ALBUM REVIEW: Slaves – Acts Of Fear And Love

Release Date: August 17th 2018
Label: Virgin EMI Records
Website: www.youareallslaves.com
Facebook: www.facebook.com/slaves
Twitter: www.twitter.com/slaves

Rating:

Kent punk rock two-piece Slaves have always defied expectation. On paper, a duo comprised of frantic guitars, a stand-up drummer, and angry, noisy vocals that would make any other double-act weep shouldn’t have broken the mainstream.

Yet with two top 10 records under their belt and a huge UK tour booked for the coming autumn, Slaves are back with their third full-length and are ready to blow expectations out of the water yet again.

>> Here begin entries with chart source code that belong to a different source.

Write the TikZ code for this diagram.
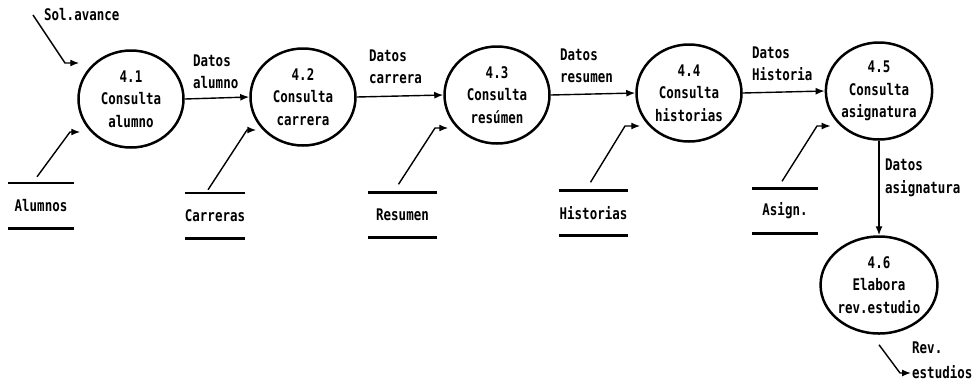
\documentclass[tikz,border=0pt]{standalone}
\usepackage{fontspec}
\usetikzlibrary{arrows.meta,calc,shapes.geometric}
\newfontfamily\dfdfont{DejaVu Sans Mono}[FakeStretch=0.78]
\begin{document}
\begin{tikzpicture}[x=1pt,y=-1pt,
  every node/.style={font=\dfdfont\bfseries\fontsize{16}{22.5}\selectfont, inner sep=0pt},
  process/.style={ellipse, draw, line width=2.5pt, minimum width=105pt, minimum height=97pt, align=center},
  store/.style={minimum height=45pt},
  storeline/.style={line width=2.6pt},
  flow/.style={line width=1.4pt, -{Latex[length=9pt,width=7pt]}},
  flowlabel/.style={align=left, anchor=west}]
\useasboundingbox (0,0) rectangle (976,384);

% processes
\node[process] (n41) at (131,99) {4.1\\Consulta\\alumno};
\node[process] (n42) at (303,97) {4.2\\Consulta\\carrera};
\node[process] (n43) at (497,95) {4.3\\Consulta\\resúmen};
\node[process] (n44) at (689,93) {4.4\\Consulta\\historias};
\node[process] (n45) at (879,91) {4.5\\Consulta\\asignatura};
\node[process] (n46) at (879,285) {4.6\\Elabora\\rev.estudio};

% data stores
\node[store, minimum width=66pt] (alumnos)   at (41,205.5)  {Alumnos};
\node[store, minimum width=60pt] (carreras)  at (215,215.5) {Carreras};
\node[store, minimum width=69pt] (resumen)   at (402.5,215) {Resumen};
\node[store, minimum width=67pt] (historias) at (593.5,213) {Historias};
\node[store, minimum width=66pt] (asign)     at (785,211)   {Asign.};
\foreach \s in {alumnos,carreras,resumen,historias,asign}{
  \draw[storeline] (\s.north west) -- (\s.north east);
  \draw[storeline] (\s.south west) -- (\s.south east);
}

% flows between processes
\draw[flow] (n41.east) -- (n42.west);
\draw[flow] (n42.east) -- (n43.west);
\draw[flow] (n43.east) -- (n44.west);
\draw[flow] (n44.east) -- (n45.west);
\draw[flow] (n45.south) -- (n46.north);

\node[flowlabel] (l12) at (193,72) {Datos\\alumno};
\node[flowlabel] (l23) at (369,67) {Datos\\carrera};
\node[flowlabel] (l34) at (560,66) {Datos\\resumen};
\node[flowlabel] (l45) at (752,64) {Datos\\Historia};
\node[flowlabel] (l56) at (885,178) {Datos\\asignatura};

% external input
\node[anchor=west] (solav) at (44,15) {Sol.avance};
\coordinate (s0) at (33,15);
\coordinate (s1) at (65,63);
\draw[flow] (s0) -- (s1) -- ($(s1 -| n41.west)+(2,0)$);

% store reads
\coordinate (a1) at (70,132);
\draw[flow] ($(alumnos.north)+(-4,-6)$) -- (a1) -- ($(a1 -| n41.west)+(3,0)$);
\coordinate (c1) at (247,130);
\draw[flow] ($(carreras.north)+(-7,-3)$) -- (c1) -- ($(c1 -| n42.west)+(7,0)$);
\coordinate (r1) at (435,128);
\draw[flow] ($(resumen.north)+(-4,-8)$) -- (r1) -- ($(r1 -| n43.west)+(5,0)$);
\coordinate (h1) at (625,126);
\draw[flow] ($(historias.north)+(-3,-8)$) -- (h1) -- ($(h1 -| n44.west)+(5,0)$);
\coordinate (g1) at (817,126);
\draw[flow] ($(asign.north)+(-3,-7)$) -- (g1) -- ($(g1 -| n45.west)+(6,0)$);

% output
\coordinate (o1) at (900,373);
\coordinate (o2) at (911,373);
\draw[flow] ($(n46.south)+(0,10)$) -- (o1) -- (o2);
\node[flowlabel] (rev) at (912,360.5) {Rev.\\[3pt]estudios};
\end{tikzpicture}
\end{document}
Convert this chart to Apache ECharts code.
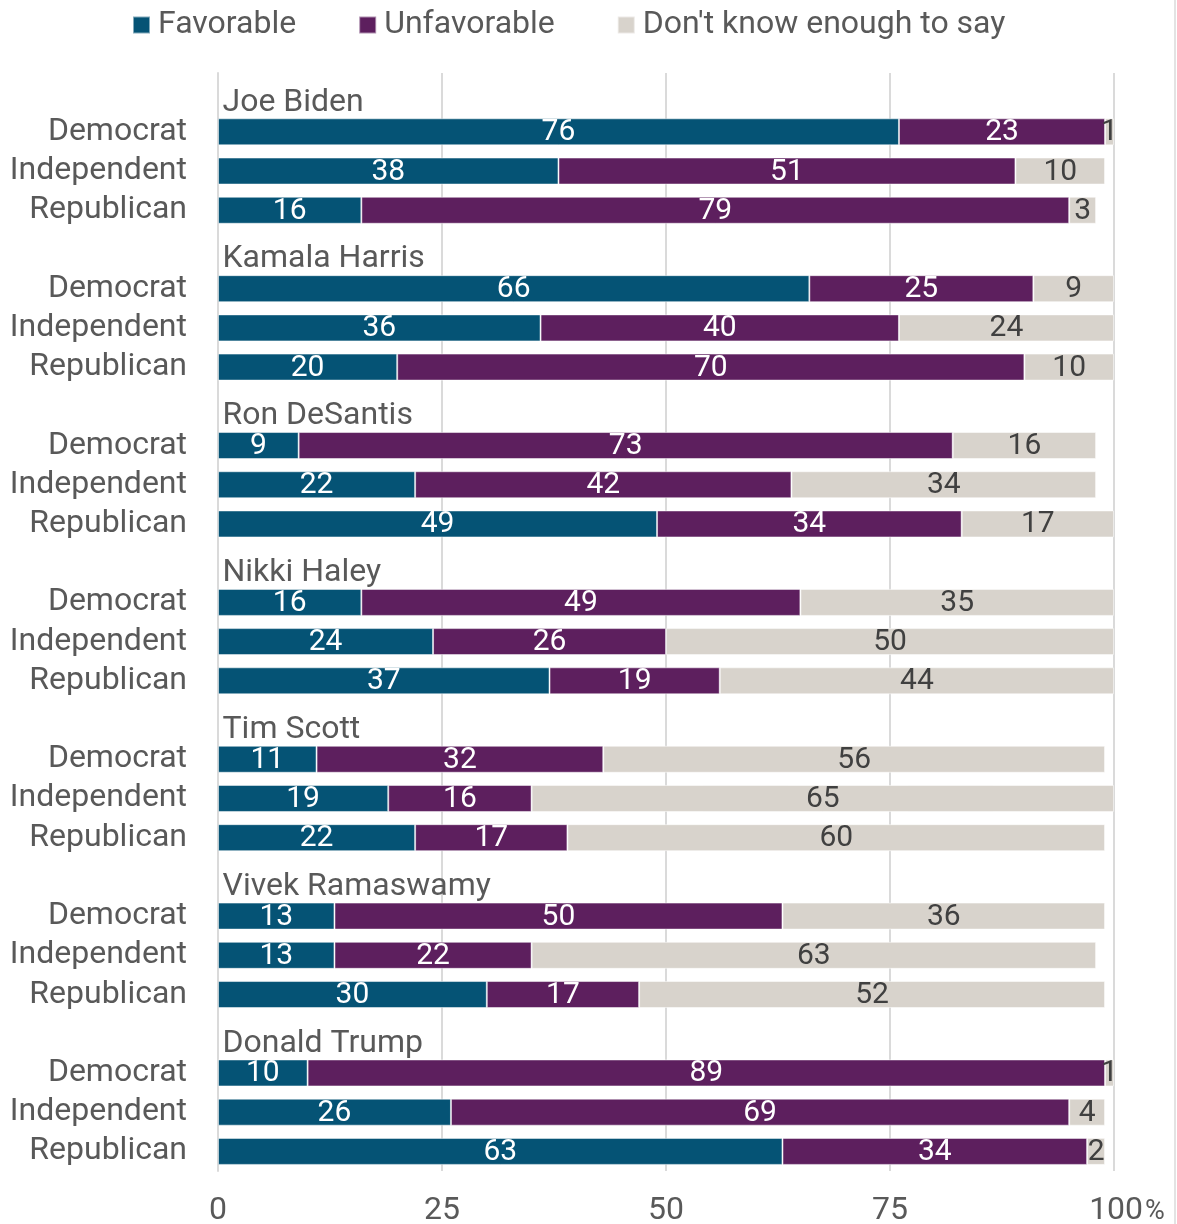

‘Acts Of Fear And Love’ is very much an album of two halves. Opener ‘The Lives They Wish They Had’ pulls no punches, poking fun at Instagram celebrities, like-hungry posts and society’s ongoing quest to achieve social media acceptance. It opens like many other Slaves tracks, with a steady, simplistic beat and a bouncy riff. Two-thirds of the way through, the track descends into a riotous hardcore anthem that sees the band explore exciting new territory.

The first half of the album is a logical follow-up to 2016’s ‘Take Control’; roaring vocals and powerful guitars that would make any ’77 punk proud. One of the stand-out tracks ‘Magnolia’ features Slaves‘ signature wry social commentary of rat-race Britain that builds into a chant-along chorus, “Watch me paint my walls magnolia.”

Juxtaposing the ferocious energy of the first half, the second sees the duo showing us their softer side, something that was barely evident at all on their first two LPs. This could perhaps have something to do with guitarist Laurie Vincent becoming a father (his son Bart is actually on the cover of the record).

If this was ever up for debate, the mellowest track is entitled ‘Daddy’. While subtlety isn’t something that you’d expect from a band that packs such a punch, this feels a little on-the-nose.

There are some brilliant moments during the mellower act of this release: the title-track is an Ian Dury-esque post-punk contemplation of life, the universe, and everything else. However, it’s clear that Slaves‘ strengths are in the loud and angry.